CVTF will be an autonomous task force by the citizens, for the citizens. A process will be developed whereby heads of City Committees, Regional Offices and the Central Office will be nominated through a public, network-wide and apolitical electoral process. Educated, law-abiding and apolitical citizens aged between 25 and 35 will be part of the network offices; similarly, an educated and widely-respected member of the civil society aged somewhere between 40 and 50 will be appointed as the Chief of CVTF for a tenure of 3 years.
He will be the de facto Chairman of a Review Committee, comprising of at least 5 members:
1) A senior retired PSP officer
2) A senior retired ISI officer
3) An official from the Ministry of Civil Defence (serving)

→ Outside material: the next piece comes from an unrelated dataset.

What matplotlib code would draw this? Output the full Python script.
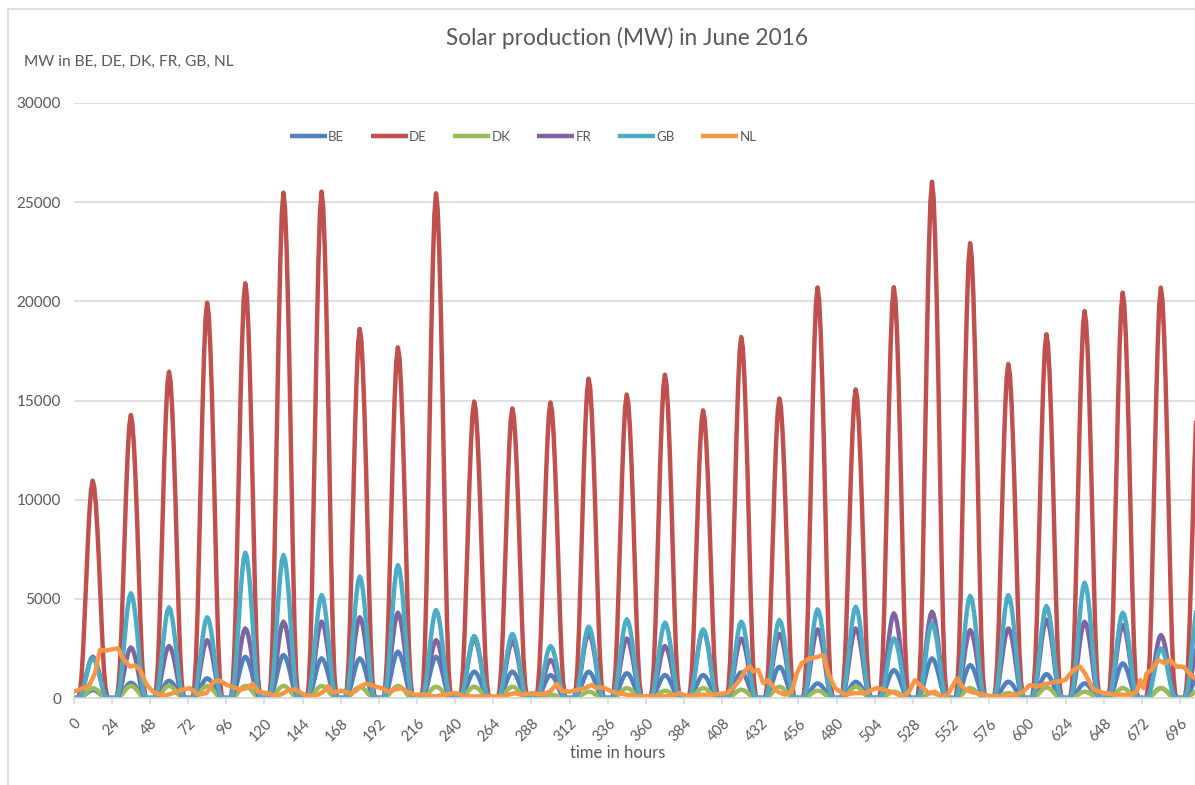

4) Coordinator NACTA (serving)
5) Two acclaimed security analysts
Each City Committee will generate and forward weekly sitreps to its Regional Office. These sitreps will contain statistical-cum-visual information about prominent occurrences in various towns, neighborhoods, including information about suspected individuals; especially those who have never lived in the area before. So for example, the City Committee in Lahore (adjacent to the Regional Office for the entire province in the same city) will gather weekly-updated information from towns/zones such as Allama Iqbal Town, Sabzazar, Gulberg, Icchra, Samanabad, etc. Each city will be responsible to accurately compile, summarize and distribute weekly sitreps (containing weekly “gali-mohalla intelligence”) onwards to their Regional Office. City Committees will be headed by a City Head with a team of citizens representing each town in their area of responsibility.
Each of the regional offices will maintain an archived record of these weekly sitreps from each city and share a Monthly Summary (fused and further summarized information for concise reading) with the Central Office in Islamabad i.e. the hub of all CVTF activities and decision-making. There, the Review Committee will analyze reports from each Regional Office, after which the CVTF will present copies of its final report to the Ministry of Interior, Ministry of Defence and Home Departments in each province.

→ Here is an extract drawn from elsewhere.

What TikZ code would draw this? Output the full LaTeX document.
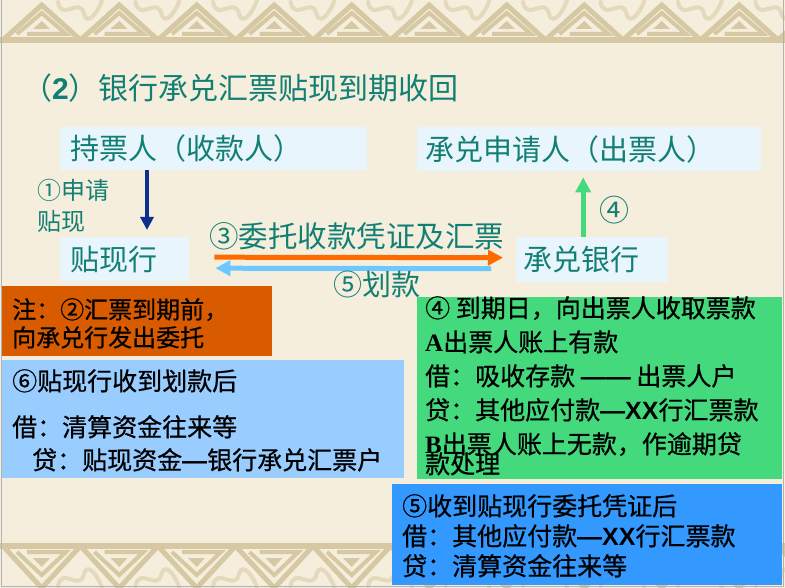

Information Sharing Mechanism
Since CVTF’s weekly and monthly sitreps will be of a highly-sensitive nature, serious security measures will have to be put in place to ensure information does not fall into undesirable hands. In this regard, the best, most secure and trustworthy means of forwarding information from zonal to city, further to regional offices and the Central Office, is through a special courier service; this tailored service will provide dedicated postal and courier services for timely communication within the CVTF network and between government bodies.
Digitizing information or enabling sharing over the public Internet could pose severe Information Security risks. If miscreant/hostile elements get access to any such file, God forbid, the consequences could be severely damaging.

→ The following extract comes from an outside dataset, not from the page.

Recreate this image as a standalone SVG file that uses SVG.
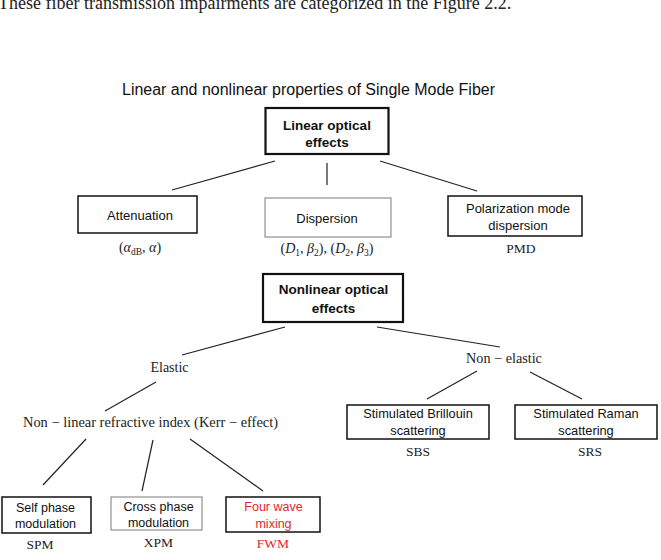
<svg xmlns="http://www.w3.org/2000/svg" width="661" height="560" viewBox="0 0 661 560">
<style>
.sans{font-family:"Liberation Sans",Arial,sans-serif;fill:#111}
.serif{font-family:"Liberation Serif","Times New Roman",serif;fill:#222}
.b{font-weight:bold}
.c{text-anchor:middle}
.box{fill:#fff;stroke:#111;stroke-width:1.5}
.thick{stroke-width:2.2}
.thin{stroke:#7a7a7a;stroke-width:1}
.red{fill:#e3262b}
.conn line{stroke:#222;stroke-width:1.2}
</style>
<rect width="661" height="560" fill="#fff"/>
<text class="serif" x="-2" y="8.5" font-size="18" fill="#111">These fiber transmission impairments are categorized in the Figure 2.2.</text>
<text class="sans c" x="308.5" y="95" font-size="16" textLength="373" lengthAdjust="spacingAndGlyphs">Linear and nonlinear properties of Single Mode Fiber</text>

<g id="connectors" class="conn">
<line x1="172" y1="190" x2="275" y2="161"/>
<line x1="327" y1="163" x2="327" y2="185"/>
<line x1="380" y1="161" x2="477" y2="191"/>
<line x1="285" y1="327" x2="182" y2="355"/>
<line x1="156" y1="382" x2="105" y2="411"/>
<line x1="377" y1="327" x2="500" y2="347"/>
<line x1="477" y1="371" x2="427" y2="399"/>
<line x1="530" y1="372" x2="582" y2="399"/>
<line x1="86" y1="439" x2="43" y2="485"/>
<line x1="153" y1="440" x2="142" y2="491"/>
<line x1="190" y1="439" x2="263" y2="491"/>
</g>

<g id="linear">
<rect class="box thick" x="265.5" y="108" width="123" height="46"/>
<text class="sans b c" x="327" y="130" font-size="13.5">Linear optical</text>
<text class="sans b c" x="327" y="147" font-size="13.5">effects</text>
</g>

<g id="attenuation">
<rect class="box" x="78" y="196" width="119" height="37"/>
<text class="sans c" x="140" y="220" font-size="13">Attenuation</text>
<text class="serif c" x="140" y="252" font-size="14">(<tspan font-style="italic">α</tspan><tspan font-size="9.5" dy="3">dB</tspan><tspan dy="-3">, </tspan><tspan font-style="italic">α</tspan>)</text>
</g>

<g id="dispersion">
<rect class="box thin" x="265" y="198" width="126" height="39"/>
<text class="sans c" x="327" y="222.5" font-size="13">Dispersion</text>
<text class="serif c" x="327" y="253" font-size="14">(<tspan font-style="italic">D</tspan><tspan font-size="9.5" dy="3">1</tspan><tspan dy="-3">, </tspan><tspan font-style="italic">β</tspan><tspan font-size="9.5" dy="3">2</tspan><tspan dy="-3">), (</tspan><tspan font-style="italic">D</tspan><tspan font-size="9.5" dy="3">2</tspan><tspan dy="-3">, </tspan><tspan font-style="italic">β</tspan><tspan font-size="9.5" dy="3">3</tspan><tspan dy="-3">)</tspan></text>
</g>

<g id="pmd">
<rect class="box" x="448" y="196" width="134" height="40"/>
<text class="sans c" x="518" y="213" font-size="13">Polarization mode</text>
<text class="sans c" x="518" y="230" font-size="13">dispersion</text>
<text class="serif c" x="521" y="253" font-size="13.5">PMD</text>
</g>

<g id="nonlinear">
<rect class="box thick" x="263" y="274" width="140" height="48"/>
<text class="sans b c" x="333.5" y="294" font-size="13.5">Nonlinear optical</text>
<text class="sans b c" x="333.5" y="312.5" font-size="13.5">effects</text>
</g>

<g id="elastic">
<text class="serif c" x="169.5" y="371.5" font-size="14">Elastic</text>
</g>

<g id="nonelastic">
<text class="serif c" x="504" y="363" font-size="14.2">Non − elastic</text>
</g>

<g id="kerr">
<text class="serif c" x="150.5" y="426.7" font-size="14.4" textLength="255" lengthAdjust="spacingAndGlyphs">Non − linear refractive index (Kerr − effect)</text>
</g>

<g id="sbs">
<rect class="box" x="347" y="405" width="142" height="34" stroke-width="1.2"/>
<text class="sans c" x="418" y="418" font-size="12.8">Stimulated Brillouin</text>
<text class="sans c" x="418" y="434.5" font-size="12.8">scattering</text>
<text class="serif c" x="418" y="456" font-size="13.5">SBS</text>
</g>

<g id="srs">
<rect class="box" x="515" y="405" width="142" height="34" stroke-width="1.2"/>
<text class="sans c" x="586" y="418" font-size="12.8">Stimulated Raman</text>
<text class="sans c" x="586" y="434.5" font-size="12.8">scattering</text>
<text class="serif c" x="590" y="456" font-size="13.5">SRS</text>
</g>

<g id="spm">
<rect class="box" x="2" y="497" width="89" height="36" stroke-width="1.8"/>
<text class="sans c" x="45.5" y="511.5" font-size="12.5">Self phase</text>
<text class="sans c" x="45.5" y="527.5" font-size="12.5">modulation</text>
<text class="serif c" x="40" y="548.5" font-size="13.5">SPM</text>
</g>

<g id="xpm">
<rect class="box thin" x="111" y="497" width="91" height="33"/>
<text class="sans c" x="158.5" y="510.7" font-size="12.5">Cross phase</text>
<text class="sans c" x="158.5" y="526.7" font-size="12.5">modulation</text>
<text class="serif c" x="158.5" y="547" font-size="13.5">XPM</text>
</g>

<g id="fwm">
<rect class="box" x="226" y="497" width="94" height="35"/>
<text class="sans c red" x="273.5" y="511" font-size="12.5">Four wave</text>
<text class="sans c red" x="273.5" y="527.5" font-size="12.5">mixing</text>
<text class="serif c red" x="273" y="548" font-size="13.5">FWM</text>
</g>
</svg>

Files (sitreps, other correspondences) will not contain names of the senders/receivers. Instead, their initials will be mentioned to maintain personal security and protect identities of certain sources.
CVTF will recruit sources from every neighborhood and community society in their jurisdiction. They will further gather information from a network of sources in educational institutions, shop owners, doctors, etc. Each CVTF City Head will appoint a Zonal Head (in each town/sector) who will be rewarded for exceptional performance, such as providing crucial intelligence of actionable/preventative value. Though City Heads will be publicly known, identities of their respective Zonal Heads will be kept strictly confidential to avoid undesirable attention and ensure smooth functioning of the information-collection process. In this way, the sources from whom Zonal Heads will collect data will freely share whatever information is casually asked from them.
This landmark model of “gali-mohalla intelligence” can prove most beneficial in urban areas. According to Worldometer, about 38% or approximately 71 million Pakistani citizens live in urban areas. Although this isn’t a sizable proportion, it is worth noting that major terrorist attacks take place in large cities and urban centres. In most cases, investigations have revealed that terrorist planners and masterminds behind various incidents actually lived in small premises rented out in some ghetto areas of cities. A considerable contribution can be made by CVTF Zonal Heads to keep record of any such dangerous immigrants.
How CVTF can fill the critical gap
The oft reported weakness in Pakistan’s national security apparatus is the lack of a synchronized intelligence setup. Each civil and military intelligence agency has the capability to gather a variety of critical intelligence; what is missing is the centralized system to fuse all this gathered information together into a unified picture for law-enforcement agencies. The long-proposed Joint Intelligence Directorate is far from realization. What the CVTF can do, in the capacity of a socially-responsible task force of patriotic civilians, is to help officials as far as information collection is concerned. Acting on this accumulated information will not be the CVTF’s responsibility, nor its mandate.
As a group of volunteers and hired professionals, CVTF will also conduct Citizen Awareness Workshops in educational and professional institutions across Pakistan. The Ministry of Civil Defence, a government organization which has been conspicuously dormant and practically ineffective since long, was supposed to do just the thing i.e. train civilians and make them aware of disaster and risk management incidents. In a somewhat similar and slightly different manner, the CVTF will educate citizens about how to detect suspicious individuals and report them to relevant authorities.
This is what vigilance is all about.
Pakistan is in a state of war. The imbalance in Civil-Military Relations keeps fluctuating with each passing day. Sometimes there is lack of political will and in others, there is lack of effectiveness in certain military operations. In such a scenario, certain members of the ordinary civil society can act as a bridge between the civilian government and military/intelligence organizations on issues of critical national security. These citizens can do their bit to help their protectors not just morally, but by actually lending them helping hands.